What you have to do ::
Output the material word for word. Leave each picture out.

Dataset content ::
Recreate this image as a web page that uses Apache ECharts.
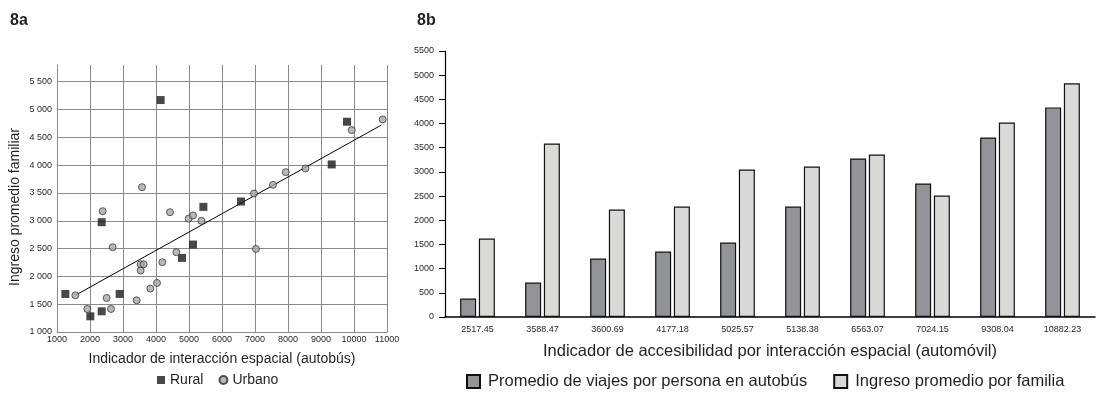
<!DOCTYPE html>
<html>
<head>
<meta charset="utf-8">
<script src="https://cdn.jsdelivr.net/npm/echarts@6/dist/echarts.min.js"></script>
<style>
  html, body { margin: 0; padding: 0; background: #fff; }
  #chart { width: 1096px; height: 397px; }
</style>
</head>
<body>
<div id="chart"></div>
<script>
// 8a - scatter: indicador de interaccion espacial (autobus) vs ingreso
var ruralX = [1253, 2010, 2354, 2354, 2899, 4141, 4788, 5121, 5436, 6576, 9324, 9788];
var ruralY = [1684, 1282, 1372, 2974, 1684, 5170, 2332, 2572, 3250, 3346, 4012, 4780];

var urbanX = [1556, 1919, 2384, 2505, 2636, 2687, 3414, 3535, 3535, 3576, 3626, 3828, 4030,
              4192, 4424, 4616, 4990, 5121, 5376, 6970, 7030, 7545, 7930, 8527, 9930, 10870];
var urbanY = [1660, 1414, 3172, 1612, 1414, 2524, 1570, 2218, 2104, 3604, 2218, 1780, 1882,
              2254, 3154, 2434, 3040, 3094, 2998, 3490, 2494, 3646, 3874, 3940, 4630, 4822];

// fitted line, two ends
var trendX = [1556, 10830];
var trendY = [1660, 4720];

// 8b - bars
var categories = ['2517.45', '3588.47', '3600.69', '4177.18', '5025.57',
                  '5138.38', '6563.07', '7024.15', '9308.04', '10882.23'];
var viajesBus = [380, 711, 1208, 1353, 1539, 2284, 3278, 2760, 3713, 4334];
var ingresoFam = [1622, 3588, 2222, 2284, 3050, 3112, 3361, 2512, 4023, 4831];

var FONT = 'Liberation Sans';
var INK = '#231f20';
var GRIDC = '#8a8a8a';

function zip(xs, ys) {
  return xs.map(function (x, i) { return [x, ys[i]]; });
}
function spaced(v) {
  var s = String(v);
  return s.length > 3 ? s.slice(0, s.length - 3) + ' ' + s.slice(-3) : s;
}
function plain(v) { return String(v); }

var chart = echarts.init(document.getElementById('chart'));

var option = {
  animation: false,
  textStyle: { fontFamily: FONT, color: INK },
  title: [
    { text: '8a', left: 5, top: 8, textStyle: { fontFamily: FONT, fontSize: 16, fontWeight: 'bold', color: INK } },
    { text: '8b', left: 412, top: 8, textStyle: { fontFamily: FONT, fontSize: 16, fontWeight: 'bold', color: INK } }
  ],
  graphic: [
    {
      type: 'text', x: 15, y: 207, rotation: Math.PI / 2,
      style: {
        text: 'Ingreso promedio familiar', fontFamily: FONT, fontSize: 14,
        fill: INK, align: 'center', verticalAlign: 'middle'
      }
    }
  ],
  legend: [
    {
      data: [{ name: 'Rural', icon: 'rect' }, { name: 'Urbano', icon: 'circle' }],
      left: 157, top: 373, padding: 0, itemWidth: 8, itemHeight: 8, itemGap: 15,
      textStyle: { fontFamily: FONT, fontSize: 14, color: INK }
    },
    {
      data: ['Promedio de viajes por persona en autobús', 'Ingreso promedio por familia'],
      icon: 'rect', left: 466, top: 373, padding: 0, itemWidth: 13, itemHeight: 13, itemGap: 26,
      textStyle: { fontFamily: FONT, fontSize: 16.5, color: INK, padding: [0, 0, 0, 3] }
    }
  ],
  grid: [
    { left: 57, right: 709, top: 65, bottom: 65 },
    { left: 445, right: 1, top: 51, bottom: 80 }
  ],
  xAxis: [
    {
      gridIndex: 0, type: 'value', min: 1000, max: 11000, interval: 1000,
      name: 'Indicador de interacción espacial (autobús)',
      nameLocation: 'middle', nameGap: 20,
      nameTextStyle: { fontFamily: FONT, fontSize: 14, color: INK },
      axisLine: { show: true, lineStyle: { color: GRIDC, width: 1 } },
      axisTick: { show: false },
      axisLabel: { fontSize: 9, color: INK, margin: 3, formatter: plain },
      splitLine: { show: true, lineStyle: { color: GRIDC, width: 1 } }
    },
    {
      gridIndex: 1, type: 'category', data: categories,
      name: 'Indicador de accesibilidad por interacción espacial (automóvil)',
      nameLocation: 'middle', nameGap: 26,
      nameTextStyle: { fontFamily: FONT, fontSize: 16.5, color: INK },
      axisLine: { lineStyle: { color: '#000', width: 1.5 } },
      axisTick: { show: false },
      axisLabel: { fontSize: 9, color: INK, margin: 8 }
    }
  ],
  yAxis: [
    {
      gridIndex: 0, type: 'value', min: 1000, max: 5800, interval: 500,
      axisLine: { show: true, lineStyle: { color: GRIDC, width: 1 } },
      axisTick: { show: false },
      axisLabel: {
        fontSize: 9, color: INK, margin: 5,
        formatter: function (v) { return (v % 500 === 0 && v <= 5500) ? spaced(v) : ''; }
      },
      splitLine: { show: true, showMaxLine: false, lineStyle: { color: GRIDC, width: 1 } }
    },
    {
      gridIndex: 1, type: 'value', min: 0, max: 5500, interval: 500,
      axisLine: { show: true, lineStyle: { color: '#000', width: 1.2 } },
      axisTick: { show: true, length: 6, lineStyle: { color: '#000', width: 1 } },
      axisLabel: { fontSize: 9, color: INK, margin: 11, formatter: plain },
      splitLine: { show: false }
    }
  ],
  series: [
    {
      name: 'Tendencia', type: 'line', xAxisIndex: 0, yAxisIndex: 0,
      data: zip(trendX, trendY), showSymbol: false, silent: true,
      lineStyle: { color: '#000', width: 1 }, z: 3
    },
    {
      name: 'Rural', type: 'scatter', xAxisIndex: 0, yAxisIndex: 0,
      data: zip(ruralX, ruralY), symbol: 'rect', symbolSize: 8,
      itemStyle: { color: '#1a1a1a' }, z: 4
    },
    {
      name: 'Urbano', type: 'scatter', xAxisIndex: 0, yAxisIndex: 0,
      data: zip(urbanX, urbanY), symbol: 'circle', symbolSize: 7,
      itemStyle: { color: '#a7a7a7', borderColor: '#2a2a2a', borderWidth: 0.9 }, z: 4
    },
    {
      name: 'Promedio de viajes por persona en autobús', type: 'bar',
      xAxisIndex: 1, yAxisIndex: 1, data: viajesBus,
      barWidth: 16, barGap: '17%',
      itemStyle: { color: '#939498', borderColor: '#111', borderWidth: 1.2 }
    },
    {
      name: 'Ingreso promedio por familia', type: 'bar',
      xAxisIndex: 1, yAxisIndex: 1, data: ingresoFam,
      barWidth: 16, barGap: '17%',
      itemStyle: { color: '#d9d9d7', borderColor: '#111', borderWidth: 1.2 }
    }
  ]
};

chart.setOption(option);
</script>
</body>
</html>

Answer for the task ::
Recreate this image as a web page that uses Apache ECharts.
<!DOCTYPE html>
<html>
<head>
<meta charset="utf-8">
<script src="https://cdn.jsdelivr.net/npm/echarts@6/dist/echarts.min.js"></script>
<style>
  html, body { margin: 0; padding: 0; background: #fff; }
  #chart { width: 1096px; height: 397px; }
</style>
</head>
<body>
<div id="chart"></div>
<script>
// 8a - scatter: indicador de interaccion espacial (autobus) vs ingreso
var ruralX = [1253, 2010, 2354, 2354, 2899, 4141, 4788, 5121, 5436, 6576, 9324, 9788];
var ruralY = [1684, 1282, 1372, 2974, 1684, 5170, 2332, 2572, 3250, 3346, 4012, 4780];

var urbanX = [1556, 1919, 2384, 2505, 2636, 2687, 3414, 3535, 3535, 3576, 3626, 3828, 4030,
              4192, 4424, 4616, 4990, 5121, 5376, 6970, 7030, 7545, 7930, 8527, 9930, 10870];
var urbanY = [1660, 1414, 3172, 1612, 1414, 2524, 1570, 2218, 2104, 3604, 2218, 1780, 1882,
              2254, 3154, 2434, 3040, 3094, 2998, 3490, 2494, 3646, 3874, 3940, 4630, 4822];

// fitted line, two ends
var trendX = [1556, 10830];
var trendY = [1660, 4720];

// 8b - bars
var categories = ['2517.45', '3588.47', '3600.69', '4177.18', '5025.57',
                  '5138.38', '6563.07', '7024.15', '9308.04', '10882.23'];
var viajesBus = [380, 711, 1208, 1353, 1539, 2284, 3278, 2760, 3713, 4334];
var ingresoFam = [1622, 3588, 2222, 2284, 3050, 3112, 3361, 2512, 4023, 4831];

var FONT = 'Liberation Sans';
var INK = '#231f20';
var GRIDC = '#8a8a8a';

function zip(xs, ys) {
  return xs.map(function (x, i) { return [x, ys[i]]; });
}
function spaced(v) {
  var s = String(v);
  return s.length > 3 ? s.slice(0, s.length - 3) + ' ' + s.slice(-3) : s;
}
function plain(v) { return String(v); }

var chart = echarts.init(document.getElementById('chart'));

var option = {
  animation: false,
  textStyle: { fontFamily: FONT, color: INK },
  title: [
    { text: '8a', left: 5, top: 8, textStyle: { fontFamily: FONT, fontSize: 16, fontWeight: 'bold', color: INK } },
    { text: '8b', left: 412, top: 8, textStyle: { fontFamily: FONT, fontSize: 16, fontWeight: 'bold', color: INK } }
  ],
  graphic: [
    {
      type: 'text', x: 15, y: 207, rotation: Math.PI / 2,
      style: {
        text: 'Ingreso promedio familiar', fontFamily: FONT, fontSize: 14,
        fill: INK, align: 'center', verticalAlign: 'middle'
      }
    }
  ],
  legend: [
    {
      data: [{ name: 'Rural', icon: 'rect' }, { name: 'Urbano', icon: 'circle' }],
      left: 157, top: 373, padding: 0, itemWidth: 8, itemHeight: 8, itemGap: 15,
      textStyle: { fontFamily: FONT, fontSize: 14, color: INK }
    },
    {
      data: ['Promedio de viajes por persona en autobús', 'Ingreso promedio por familia'],
      icon: 'rect', left: 466, top: 373, padding: 0, itemWidth: 13, itemHeight: 13, itemGap: 26,
      textStyle: { fontFamily: FONT, fontSize: 16.5, color: INK, padding: [0, 0, 0, 3] }
    }
  ],
  grid: [
    { left: 57, right: 709, top: 65, bottom: 65 },
    { left: 445, right: 1, top: 51, bottom: 80 }
  ],
  xAxis: [
    {
      gridIndex: 0, type: 'value', min: 1000, max: 11000, interval: 1000,
      name: 'Indicador de interacción espacial (autobús)',
      nameLocation: 'middle', nameGap: 20,
      nameTextStyle: { fontFamily: FONT, fontSize: 14, color: INK },
      axisLine: { show: true, lineStyle: { color: GRIDC, width: 1 } },
      axisTick: { show: false },
      axisLabel: { fontSize: 9, color: INK, margin: 3, formatter: plain },
      splitLine: { show: true, lineStyle: { color: GRIDC, width: 1 } }
    },
    {
      gridIndex: 1, type: 'category', data: categories,
      name: 'Indicador de accesibilidad por interacción espacial (automóvil)',
      nameLocation: 'middle', nameGap: 26,
      nameTextStyle: { fontFamily: FONT, fontSize: 16.5, color: INK },
      axisLine: { lineStyle: { color: '#000', width: 1.5 } },
      axisTick: { show: false },
      axisLabel: { fontSize: 9, color: INK, margin: 8 }
    }
  ],
  yAxis: [
    {
      gridIndex: 0, type: 'value', min: 1000, max: 5800, interval: 500,
      axisLine: { show: true, lineStyle: { color: GRIDC, width: 1 } },
      axisTick: { show: false },
      axisLabel: {
        fontSize: 9, color: INK, margin: 5,
        formatter: function (v) { return (v % 500 === 0 && v <= 5500) ? spaced(v) : ''; }
      },
      splitLine: { show: true, showMaxLine: false, lineStyle: { color: GRIDC, width: 1 } }
    },
    {
      gridIndex: 1, type: 'value', min: 0, max: 5500, interval: 500,
      axisLine: { show: true, lineStyle: { color: '#000', width: 1.2 } },
      axisTick: { show: true, length: 6, lineStyle: { color: '#000', width: 1 } },
      axisLabel: { fontSize: 9, color: INK, margin: 11, formatter: plain },
      splitLine: { show: false }
    }
  ],
  series: [
    {
      name: 'Tendencia', type: 'line', xAxisIndex: 0, yAxisIndex: 0,
      data: zip(trendX, trendY), showSymbol: false, silent: true,
      lineStyle: { color: '#000', width: 1 }, z: 3
    },
    {
      name: 'Rural', type: 'scatter', xAxisIndex: 0, yAxisIndex: 0,
      data: zip(ruralX, ruralY), symbol: 'rect', symbolSize: 8,
      itemStyle: { color: '#1a1a1a' }, z: 4
    },
    {
      name: 'Urbano', type: 'scatter', xAxisIndex: 0, yAxisIndex: 0,
      data: zip(urbanX, urbanY), symbol: 'circle', symbolSize: 7,
      itemStyle: { color: '#a7a7a7', borderColor: '#2a2a2a', borderWidth: 0.9 }, z: 4
    },
    {
      name: 'Promedio de viajes por persona en autobús', type: 'bar',
      xAxisIndex: 1, yAxisIndex: 1, data: viajesBus,
      barWidth: 16, barGap: '17%',
      itemStyle: { color: '#939498', borderColor: '#111', borderWidth: 1.2 }
    },
    {
      name: 'Ingreso promedio por familia', type: 'bar',
      xAxisIndex: 1, yAxisIndex: 1, data: ingresoFam,
      barWidth: 16, barGap: '17%',
      itemStyle: { color: '#d9d9d7', borderColor: '#111', borderWidth: 1.2 }
    }
  ]
};

chart.setOption(option);
</script>
</body>
</html>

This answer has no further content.